Tuesday, November 29, 2011

Winning & Blegging

I can barely believe that almost the whole month of November has already shot by. I was all giddy to get started with National Novel Writing Month back on the 1st, a Tuesday. It was just about all I could do to wait until midnight on Monday night to start writing, but it worked out for me. I got to 50,000 words last night, and validated the word count for my second NaNoWriMo win in a row. It was the wee hours of the 28th, but for me it was still the 27th, so I count that as having gotten to 50,000 words three days early—better than last year by two days. By every conceivable metric, it was a better NaNoWriMo for me this year than it was last year.

Unfortunately, what I have now is a scattershot sort of manuscript that bounces all the over the place and pretty much completely lacks cohesion. I kept making up new sections as I went along, going with whatever thread felt like it was going to bring forth words each night when I sat down to write—but I’m sort of excited about taking what I have now and weaving it into something coherent. It has many of the elements that I have tried (and failed) to write about in the past, including college and the Mafia; but there are also things I’ve never even thought of writing about before, like one character who went to Japan as a foreign exchance student and wound up getting heavily involved in the burgeoning ramen trend—and she might wind up having a brush with the Yakuza too, I’m not sure.

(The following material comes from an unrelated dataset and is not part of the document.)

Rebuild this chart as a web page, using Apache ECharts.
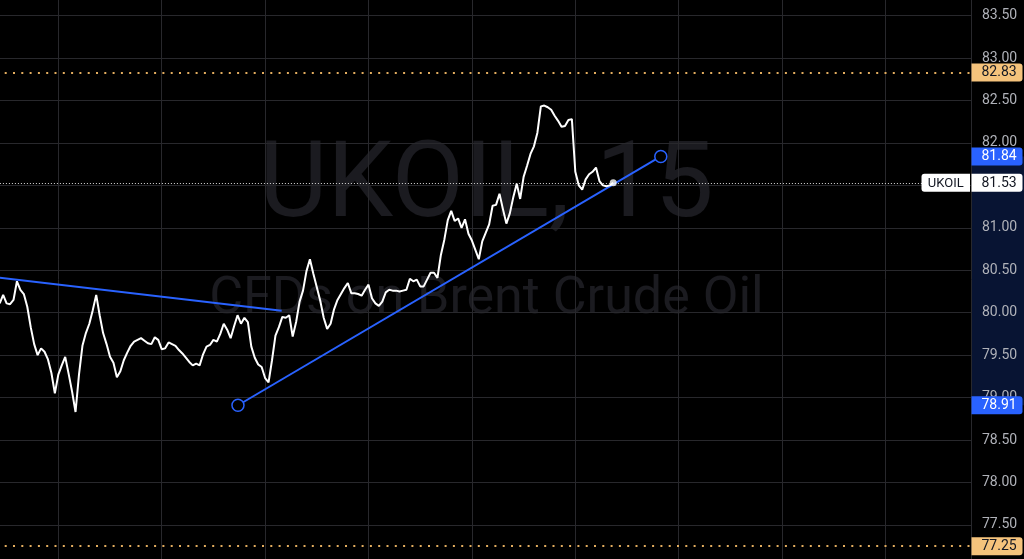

And what’s sort of funny is that I wound up writing much less about Irvington than I would have guessed was possible for a book that I intended to be a long novel about Irvington. Part of that is because I’m still trying to work out how I want Irvington to operate as a character in the story, part of it is because I still need to figure out how each of the things that are important to me about Irvington fit into the larger story, and the last bit of it is that I need to gather more information on the darker side of Irvington. I have made a small amount of progress on that front by getting books out of the library; but I have also run into problems in that regard, too.

I have so far been unable to find well-written books about haunted places in Irvington and Indiana; and it happens that my luck is actualy getting worse. I’ve read the Irvington Haunts books a couple of times each now, and the writing in those books, while not remotely good, is at least passable. Where my luck has gotten worse is with a book called Haunted Backroads: Central Indiana (and other stories), by Nicole R. Kobrowski. The writing in this book is actively bad and completely inconsistent. The Kobrowski book and both volumes of the Irvington Haunts books list Westfield, Indiana, as their publication address, which does little to raise my opinion of the wasteland that is Hamilton County. This is where the blegging part comes in: I would love to read some books about haunted places in Indiana generally and Irvington specifically, and I would love for those books also to be well-written. If anyone out there knows of any books that fit both categories, I would love to hear from you in the comments section.

I have two others that I got from the library last week: Haunted Travels of Indiana, by Mark Marimen; and Hoosier Hauntings, by K.T. MacRorie. Neither of them is published out of Westfield, Indiana, so I guess there’s that; and neither of them is very long, either. There is also a series called Haunted Hoosier Trails that I plan to look into, but if these other two are disappointing, I may have to give up on that for awhile.